** Start DATA BLOCK **

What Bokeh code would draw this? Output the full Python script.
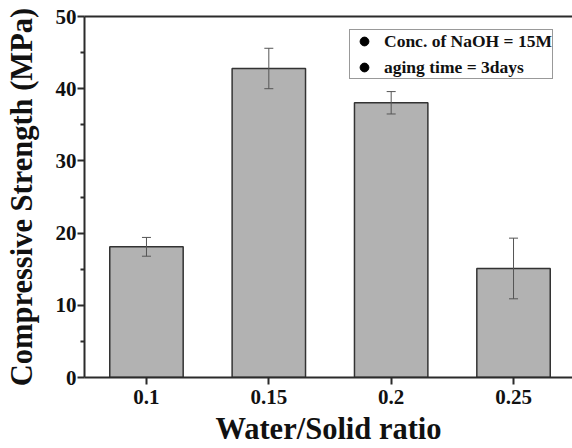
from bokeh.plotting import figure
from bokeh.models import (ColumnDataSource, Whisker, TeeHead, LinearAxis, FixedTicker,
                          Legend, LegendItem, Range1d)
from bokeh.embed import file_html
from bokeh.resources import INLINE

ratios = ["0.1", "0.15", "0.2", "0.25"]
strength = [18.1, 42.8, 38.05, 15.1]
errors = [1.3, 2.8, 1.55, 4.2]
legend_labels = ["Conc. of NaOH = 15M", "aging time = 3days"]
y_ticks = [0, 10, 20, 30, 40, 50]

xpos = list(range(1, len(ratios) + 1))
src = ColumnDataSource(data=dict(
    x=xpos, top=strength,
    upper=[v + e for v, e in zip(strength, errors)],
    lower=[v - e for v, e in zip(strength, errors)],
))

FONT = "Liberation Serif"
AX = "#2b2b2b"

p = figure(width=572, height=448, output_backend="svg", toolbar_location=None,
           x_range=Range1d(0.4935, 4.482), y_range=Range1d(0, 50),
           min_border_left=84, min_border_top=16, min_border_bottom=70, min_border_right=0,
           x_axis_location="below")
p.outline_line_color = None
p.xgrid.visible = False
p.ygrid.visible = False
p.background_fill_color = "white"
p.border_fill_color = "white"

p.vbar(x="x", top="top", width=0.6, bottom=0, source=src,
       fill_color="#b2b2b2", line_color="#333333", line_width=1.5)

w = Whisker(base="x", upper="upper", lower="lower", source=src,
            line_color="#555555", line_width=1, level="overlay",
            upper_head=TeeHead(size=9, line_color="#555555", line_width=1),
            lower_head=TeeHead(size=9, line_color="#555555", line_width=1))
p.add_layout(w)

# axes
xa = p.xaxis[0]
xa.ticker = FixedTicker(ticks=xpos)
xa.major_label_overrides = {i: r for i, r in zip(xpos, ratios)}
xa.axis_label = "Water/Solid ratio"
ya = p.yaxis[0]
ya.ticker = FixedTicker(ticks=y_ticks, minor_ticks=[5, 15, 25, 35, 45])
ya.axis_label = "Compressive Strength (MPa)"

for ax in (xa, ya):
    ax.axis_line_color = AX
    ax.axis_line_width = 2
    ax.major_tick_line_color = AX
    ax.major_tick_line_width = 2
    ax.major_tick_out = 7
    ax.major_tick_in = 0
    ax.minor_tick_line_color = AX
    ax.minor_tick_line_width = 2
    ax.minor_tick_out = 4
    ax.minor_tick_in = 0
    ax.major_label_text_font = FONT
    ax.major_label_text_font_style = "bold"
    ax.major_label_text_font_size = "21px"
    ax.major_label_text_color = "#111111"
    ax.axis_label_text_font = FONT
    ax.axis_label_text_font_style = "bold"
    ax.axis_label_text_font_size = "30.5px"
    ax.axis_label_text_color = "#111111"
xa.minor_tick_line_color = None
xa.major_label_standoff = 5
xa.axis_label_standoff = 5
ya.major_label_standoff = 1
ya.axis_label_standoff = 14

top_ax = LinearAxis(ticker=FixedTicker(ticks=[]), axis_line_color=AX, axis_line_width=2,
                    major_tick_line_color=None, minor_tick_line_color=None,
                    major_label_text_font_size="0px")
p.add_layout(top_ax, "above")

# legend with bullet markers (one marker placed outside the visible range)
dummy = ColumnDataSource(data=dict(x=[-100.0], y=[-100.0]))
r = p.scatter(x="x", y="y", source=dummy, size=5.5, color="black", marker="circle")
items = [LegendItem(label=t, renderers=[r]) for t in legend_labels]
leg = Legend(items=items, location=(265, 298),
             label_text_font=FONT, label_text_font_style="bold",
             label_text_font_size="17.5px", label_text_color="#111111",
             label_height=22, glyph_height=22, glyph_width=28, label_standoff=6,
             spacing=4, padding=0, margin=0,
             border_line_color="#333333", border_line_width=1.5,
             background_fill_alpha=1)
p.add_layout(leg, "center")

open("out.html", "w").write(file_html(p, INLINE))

** End DATA BLOCK **

— TASK TO COMPLETE —
Restate the full listing verbatim and drop every picture.

— SOLUTION —
What Bokeh code would draw this? Output the full Python script.
from bokeh.plotting import figure
from bokeh.models import (ColumnDataSource, Whisker, TeeHead, LinearAxis, FixedTicker,
                          Legend, LegendItem, Range1d)
from bokeh.embed import file_html
from bokeh.resources import INLINE

ratios = ["0.1", "0.15", "0.2", "0.25"]
strength = [18.1, 42.8, 38.05, 15.1]
errors = [1.3, 2.8, 1.55, 4.2]
legend_labels = ["Conc. of NaOH = 15M", "aging time = 3days"]
y_ticks = [0, 10, 20, 30, 40, 50]

xpos = list(range(1, len(ratios) + 1))
src = ColumnDataSource(data=dict(
    x=xpos, top=strength,
    upper=[v + e for v, e in zip(strength, errors)],
    lower=[v - e for v, e in zip(strength, errors)],
))

FONT = "Liberation Serif"
AX = "#2b2b2b"

p = figure(width=572, height=448, output_backend="svg", toolbar_location=None,
           x_range=Range1d(0.4935, 4.482), y_range=Range1d(0, 50),
           min_border_left=84, min_border_top=16, min_border_bottom=70, min_border_right=0,
           x_axis_location="below")
p.outline_line_color = None
p.xgrid.visible = False
p.ygrid.visible = False
p.background_fill_color = "white"
p.border_fill_color = "white"

p.vbar(x="x", top="top", width=0.6, bottom=0, source=src,
       fill_color="#b2b2b2", line_color="#333333", line_width=1.5)

w = Whisker(base="x", upper="upper", lower="lower", source=src,
            line_color="#555555", line_width=1, level="overlay",
            upper_head=TeeHead(size=9, line_color="#555555", line_width=1),
            lower_head=TeeHead(size=9, line_color="#555555", line_width=1))
p.add_layout(w)

# axes
xa = p.xaxis[0]
xa.ticker = FixedTicker(ticks=xpos)
xa.major_label_overrides = {i: r for i, r in zip(xpos, ratios)}
xa.axis_label = "Water/Solid ratio"
ya = p.yaxis[0]
ya.ticker = FixedTicker(ticks=y_ticks, minor_ticks=[5, 15, 25, 35, 45])
ya.axis_label = "Compressive Strength (MPa)"

for ax in (xa, ya):
    ax.axis_line_color = AX
    ax.axis_line_width = 2
    ax.major_tick_line_color = AX
    ax.major_tick_line_width = 2
    ax.major_tick_out = 7
    ax.major_tick_in = 0
    ax.minor_tick_line_color = AX
    ax.minor_tick_line_width = 2
    ax.minor_tick_out = 4
    ax.minor_tick_in = 0
    ax.major_label_text_font = FONT
    ax.major_label_text_font_style = "bold"
    ax.major_label_text_font_size = "21px"
    ax.major_label_text_color = "#111111"
    ax.axis_label_text_font = FONT
    ax.axis_label_text_font_style = "bold"
    ax.axis_label_text_font_size = "30.5px"
    ax.axis_label_text_color = "#111111"
xa.minor_tick_line_color = None
xa.major_label_standoff = 5
xa.axis_label_standoff = 5
ya.major_label_standoff = 1
ya.axis_label_standoff = 14

top_ax = LinearAxis(ticker=FixedTicker(ticks=[]), axis_line_color=AX, axis_line_width=2,
                    major_tick_line_color=None, minor_tick_line_color=None,
                    major_label_text_font_size="0px")
p.add_layout(top_ax, "above")

# legend with bullet markers (one marker placed outside the visible range)
dummy = ColumnDataSource(data=dict(x=[-100.0], y=[-100.0]))
r = p.scatter(x="x", y="y", source=dummy, size=5.5, color="black", marker="circle")
items = [LegendItem(label=t, renderers=[r]) for t in legend_labels]
leg = Legend(items=items, location=(265, 298),
             label_text_font=FONT, label_text_font_style="bold",
             label_text_font_size="17.5px", label_text_color="#111111",
             label_height=22, glyph_height=22, glyph_width=28, label_standoff=6,
             spacing=4, padding=0, margin=0,
             border_line_color="#333333", border_line_width=1.5,
             background_fill_alpha=1)
p.add_layout(leg, "center")

open("out.html", "w").write(file_html(p, INLINE))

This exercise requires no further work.